Dataset extract –
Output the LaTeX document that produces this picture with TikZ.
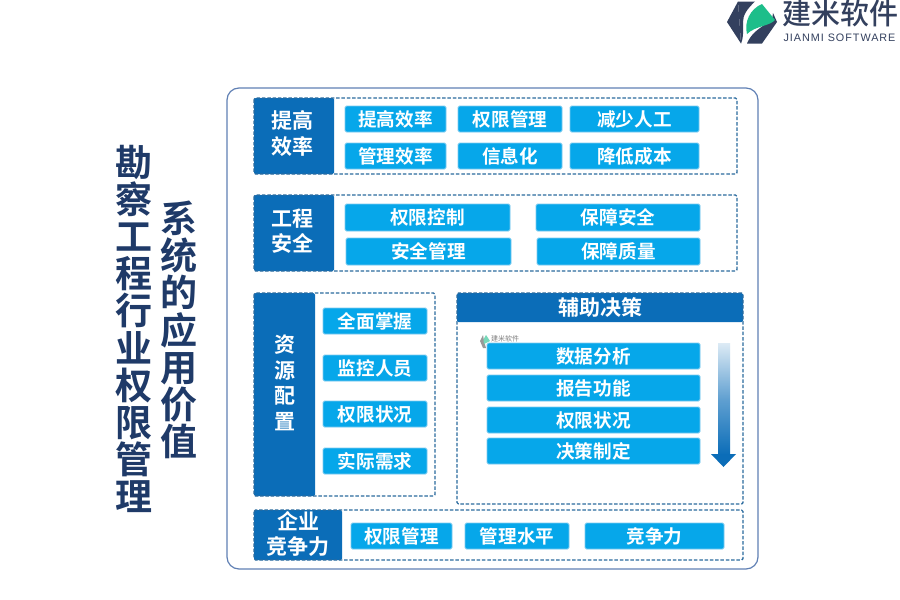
\documentclass[tikz,border=0pt]{standalone}
\usepackage{fontspec}
\setmainfont{Noto Sans CJK SC}[BoldFont={Noto Sans CJK SC Bold}]
\newfontfamily\latinf{Liberation Sans}
\newfontfamily\brandf{Noto Sans CJK SC Medium}
\usetikzlibrary{calc}
\definecolor{hdblue}{HTML}{0B6DB8}
\definecolor{cellblue}{HTML}{06A7EA}
\definecolor{celledge}{HTML}{7CCBF0}
\definecolor{dashblue}{HTML}{2A6A9E}
\definecolor{navy}{HTML}{1F3A68}
\definecolor{logodark}{HTML}{33405E}
\definecolor{logogreen}{HTML}{1DBE8A}
\definecolor{outerblue}{HTML}{6080B4}
\tikzset{
  x=1pt,y=-1pt,
  cellbox/.style={draw=celledge,line width=0.8pt,fill=cellblue,rounded corners=1.5pt,inner sep=0,outer sep=0,text=white,font=\bfseries\fontsize{18.6}{20}\selectfont,anchor=center},
  hdbox/.style={fill=hdblue,rounded corners=1.5pt,inner sep=0,outer sep=0},
  hdtext/.style={inner sep=0,text=white,align=center,font=\bfseries\fontsize{21}{25.5}\selectfont},
  frame/.style={draw=dashblue,line width=1.4pt,dash pattern=on 3.5pt off 1.8pt,rounded corners=1.5pt},
  title/.style={inner sep=0,text=navy,align=center,font=\bfseries\fontsize{37}{37.2}\selectfont},
}
% \cellat{name}{x1}{y1}{x2}{y2}{text}
\newcommand{\cellat}[6]{\pgfmathsetmacro{\cw}{#4-#2}\pgfmathsetmacro{\ch}{#5-#3}%
  \node[cellbox,minimum width=\cw pt,minimum height=\ch pt] (#1) at ({(#2+#4)/2},{(#3+#5)/2}) {#6};}
\newcommand{\hdat}[5]{\pgfmathsetmacro{\cw}{#4-#2}\pgfmathsetmacro{\ch}{#5-#3}%
  \node[hdbox,minimum width=\cw pt,minimum height=\ch pt] (#1) at ({(#2+#4)/2},{(#3+#5)/2}) {};}
\begin{document}
\begin{tikzpicture}
\useasboundingbox (0,0) rectangle (900,600);
\fill[white] (0,0) rectangle (900,600);
% logo
\fill[logodark] (738,1.5) -- (755,1.5) .. controls (747,9) and (743,15) .. (743,22) .. controls (743,30) and (744,36) .. (741,43.5) -- cycle;
\fill[logodark] (738,1.5) -- (741,43.5) -- (727,22) -- cycle;
\fill[logodark] (747,43.5) -- (762,43.5) -- (777,22) -- (773,13) .. controls (774,24) and (754,26) .. (747,43.5) -- cycle;
\fill[logogreen] (762,4) -- (775,20) .. controls (770,26) and (755,26) .. (747,34) .. controls (744,22) and (750,9) .. (762,4) -- cycle;
\node[inner sep=0,text=logodark,font=\brandf\fontsize{29}{30}\selectfont] (brand) at (840,13) {建米软件};
\node[inner sep=0,text=logodark,font=\latinf\fontsize{10.8}{12}\selectfont] (brandlat) at (839.5,38) {\addfontfeature{LetterSpace=9}JIANMI SOFTWARE};
% titles
\node[title] (t1) at (133.5,329) {勘\\察\\工\\程\\行\\业\\权\\限\\管\\理};
\node[title] (t2) at (178.5,330) {系\\统\\的\\应\\用\\价\\值};
% outer
\draw[draw=outerblue,line width=1.2pt,rounded corners=12pt] (227,88) rectangle (758,569);
% row 1
\hdat{h1}{254}{98}{334}{174}
\node[hdtext] (h1t) at (292,133.5) {提高\\效率};
\cellat{a1}{345}{106}{446}{132}{提高效率}
\cellat{a2}{458}{106}{562}{132}{权限管理}
\cellat{a3}{570}{106}{699}{132}{减少人工}
\cellat{a4}{345}{143}{446}{169}{管理效率}
\cellat{a5}{458}{143}{562}{169}{信息化}
\cellat{a6}{570}{143}{699}{169}{降低成本}
\draw[frame] (254,98) rectangle (737,174);
% row 2
\hdat{h2}{254}{195}{334}{271}
\node[hdtext] (h2t) at (292,231) {工程\\安全};
\cellat{b1}{345}{204}{510}{231}{权限控制}
\cellat{b2}{346}{238}{511}{265}{安全管理}
\cellat{b3}{536}{204}{700}{231}{保障安全}
\cellat{b4}{537}{238}{700}{265}{保障质量}
\draw[frame] (254,195) rectangle (737,271);
% row 3 left
\hdat{h3}{254}{293}{315}{496}
\node[hdtext] (h3t) at (285,383) {资\\源\\配\\置};
\cellat{c1}{323}{308}{427}{334}{全面掌握}
\cellat{c2}{323}{355}{427}{381}{监控人员}
\cellat{c3}{323}{401}{427}{427}{权限状况}
\cellat{c4}{323}{448}{427}{474}{实际需求}
\draw[frame] (254,293) rectangle (435,496);
% row 3 right
\hdat{h4}{457}{293}{743}{322}
\node[hdtext] (h4t) at (600,307.5) {辅助决策};
\draw[frame] (457,293) rectangle (743,504);
\node[inner sep=0,text=black!50,font=\fontsize{7}{7}\selectfont] (wm) at (505,339) {建米软件};
\fill[black!40] (483,335) -- (480,341) -- (483,348) -- (486,348) -- (484,341) -- cycle;
\fill[logogreen!60] (486,335) -- (490,341) -- (484,344) .. controls (483,340) and (484,337) .. (486,335) -- cycle;
\cellat{d1}{487}{343}{700}{369}{数据分析}
\cellat{d2}{487}{375}{700}{401}{报告功能}
\cellat{d3}{487}{407}{700}{433}{权限状况}
\cellat{d4}{487}{438}{700}{464}{决策制定}
\shade[top color=hdblue!14,bottom color=hdblue,middle color=hdblue!65] (718,343) rectangle (730,455);
\fill[hdblue] (711,454) -- (736,454) -- (723.5,467) -- cycle;
% bottom
\hdat{h5}{254}{510}{342}{560}
\node[hdtext] (h5t) at (298,534) {企业\\竞争力};
\cellat{e1}{351}{523}{452}{549}{权限管理}
\cellat{e2}{465}{523}{569}{549}{管理水平}
\cellat{e3}{585}{523}{724}{549}{竞争力}
\draw[frame] (254,510) rectangle (743,560);
\end{tikzpicture}
\end{document}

Required work – Omit the pictures, then quote the rest of the material above exactly.

The solution –
Output the LaTeX document that produces this picture with TikZ.
\documentclass[tikz,border=0pt]{standalone}
\usepackage{fontspec}
\setmainfont{Noto Sans CJK SC}[BoldFont={Noto Sans CJK SC Bold}]
\newfontfamily\latinf{Liberation Sans}
\newfontfamily\brandf{Noto Sans CJK SC Medium}
\usetikzlibrary{calc}
\definecolor{hdblue}{HTML}{0B6DB8}
\definecolor{cellblue}{HTML}{06A7EA}
\definecolor{celledge}{HTML}{7CCBF0}
\definecolor{dashblue}{HTML}{2A6A9E}
\definecolor{navy}{HTML}{1F3A68}
\definecolor{logodark}{HTML}{33405E}
\definecolor{logogreen}{HTML}{1DBE8A}
\definecolor{outerblue}{HTML}{6080B4}
\tikzset{
  x=1pt,y=-1pt,
  cellbox/.style={draw=celledge,line width=0.8pt,fill=cellblue,rounded corners=1.5pt,inner sep=0,outer sep=0,text=white,font=\bfseries\fontsize{18.6}{20}\selectfont,anchor=center},
  hdbox/.style={fill=hdblue,rounded corners=1.5pt,inner sep=0,outer sep=0},
  hdtext/.style={inner sep=0,text=white,align=center,font=\bfseries\fontsize{21}{25.5}\selectfont},
  frame/.style={draw=dashblue,line width=1.4pt,dash pattern=on 3.5pt off 1.8pt,rounded corners=1.5pt},
  title/.style={inner sep=0,text=navy,align=center,font=\bfseries\fontsize{37}{37.2}\selectfont},
}
% \cellat{name}{x1}{y1}{x2}{y2}{text}
\newcommand{\cellat}[6]{\pgfmathsetmacro{\cw}{#4-#2}\pgfmathsetmacro{\ch}{#5-#3}%
  \node[cellbox,minimum width=\cw pt,minimum height=\ch pt] (#1) at ({(#2+#4)/2},{(#3+#5)/2}) {#6};}
\newcommand{\hdat}[5]{\pgfmathsetmacro{\cw}{#4-#2}\pgfmathsetmacro{\ch}{#5-#3}%
  \node[hdbox,minimum width=\cw pt,minimum height=\ch pt] (#1) at ({(#2+#4)/2},{(#3+#5)/2}) {};}
\begin{document}
\begin{tikzpicture}
\useasboundingbox (0,0) rectangle (900,600);
\fill[white] (0,0) rectangle (900,600);
% logo
\fill[logodark] (738,1.5) -- (755,1.5) .. controls (747,9) and (743,15) .. (743,22) .. controls (743,30) and (744,36) .. (741,43.5) -- cycle;
\fill[logodark] (738,1.5) -- (741,43.5) -- (727,22) -- cycle;
\fill[logodark] (747,43.5) -- (762,43.5) -- (777,22) -- (773,13) .. controls (774,24) and (754,26) .. (747,43.5) -- cycle;
\fill[logogreen] (762,4) -- (775,20) .. controls (770,26) and (755,26) .. (747,34) .. controls (744,22) and (750,9) .. (762,4) -- cycle;
\node[inner sep=0,text=logodark,font=\brandf\fontsize{29}{30}\selectfont] (brand) at (840,13) {建米软件};
\node[inner sep=0,text=logodark,font=\latinf\fontsize{10.8}{12}\selectfont] (brandlat) at (839.5,38) {\addfontfeature{LetterSpace=9}JIANMI SOFTWARE};
% titles
\node[title] (t1) at (133.5,329) {勘\\察\\工\\程\\行\\业\\权\\限\\管\\理};
\node[title] (t2) at (178.5,330) {系\\统\\的\\应\\用\\价\\值};
% outer
\draw[draw=outerblue,line width=1.2pt,rounded corners=12pt] (227,88) rectangle (758,569);
% row 1
\hdat{h1}{254}{98}{334}{174}
\node[hdtext] (h1t) at (292,133.5) {提高\\效率};
\cellat{a1}{345}{106}{446}{132}{提高效率}
\cellat{a2}{458}{106}{562}{132}{权限管理}
\cellat{a3}{570}{106}{699}{132}{减少人工}
\cellat{a4}{345}{143}{446}{169}{管理效率}
\cellat{a5}{458}{143}{562}{169}{信息化}
\cellat{a6}{570}{143}{699}{169}{降低成本}
\draw[frame] (254,98) rectangle (737,174);
% row 2
\hdat{h2}{254}{195}{334}{271}
\node[hdtext] (h2t) at (292,231) {工程\\安全};
\cellat{b1}{345}{204}{510}{231}{权限控制}
\cellat{b2}{346}{238}{511}{265}{安全管理}
\cellat{b3}{536}{204}{700}{231}{保障安全}
\cellat{b4}{537}{238}{700}{265}{保障质量}
\draw[frame] (254,195) rectangle (737,271);
% row 3 left
\hdat{h3}{254}{293}{315}{496}
\node[hdtext] (h3t) at (285,383) {资\\源\\配\\置};
\cellat{c1}{323}{308}{427}{334}{全面掌握}
\cellat{c2}{323}{355}{427}{381}{监控人员}
\cellat{c3}{323}{401}{427}{427}{权限状况}
\cellat{c4}{323}{448}{427}{474}{实际需求}
\draw[frame] (254,293) rectangle (435,496);
% row 3 right
\hdat{h4}{457}{293}{743}{322}
\node[hdtext] (h4t) at (600,307.5) {辅助决策};
\draw[frame] (457,293) rectangle (743,504);
\node[inner sep=0,text=black!50,font=\fontsize{7}{7}\selectfont] (wm) at (505,339) {建米软件};
\fill[black!40] (483,335) -- (480,341) -- (483,348) -- (486,348) -- (484,341) -- cycle;
\fill[logogreen!60] (486,335) -- (490,341) -- (484,344) .. controls (483,340) and (484,337) .. (486,335) -- cycle;
\cellat{d1}{487}{343}{700}{369}{数据分析}
\cellat{d2}{487}{375}{700}{401}{报告功能}
\cellat{d3}{487}{407}{700}{433}{权限状况}
\cellat{d4}{487}{438}{700}{464}{决策制定}
\shade[top color=hdblue!14,bottom color=hdblue,middle color=hdblue!65] (718,343) rectangle (730,455);
\fill[hdblue] (711,454) -- (736,454) -- (723.5,467) -- cycle;
% bottom
\hdat{h5}{254}{510}{342}{560}
\node[hdtext] (h5t) at (298,534) {企业\\竞争力};
\cellat{e1}{351}{523}{452}{549}{权限管理}
\cellat{e2}{465}{523}{569}{549}{管理水平}
\cellat{e3}{585}{523}{724}{549}{竞争力}
\draw[frame] (254,510) rectangle (743,560);
\end{tikzpicture}
\end{document}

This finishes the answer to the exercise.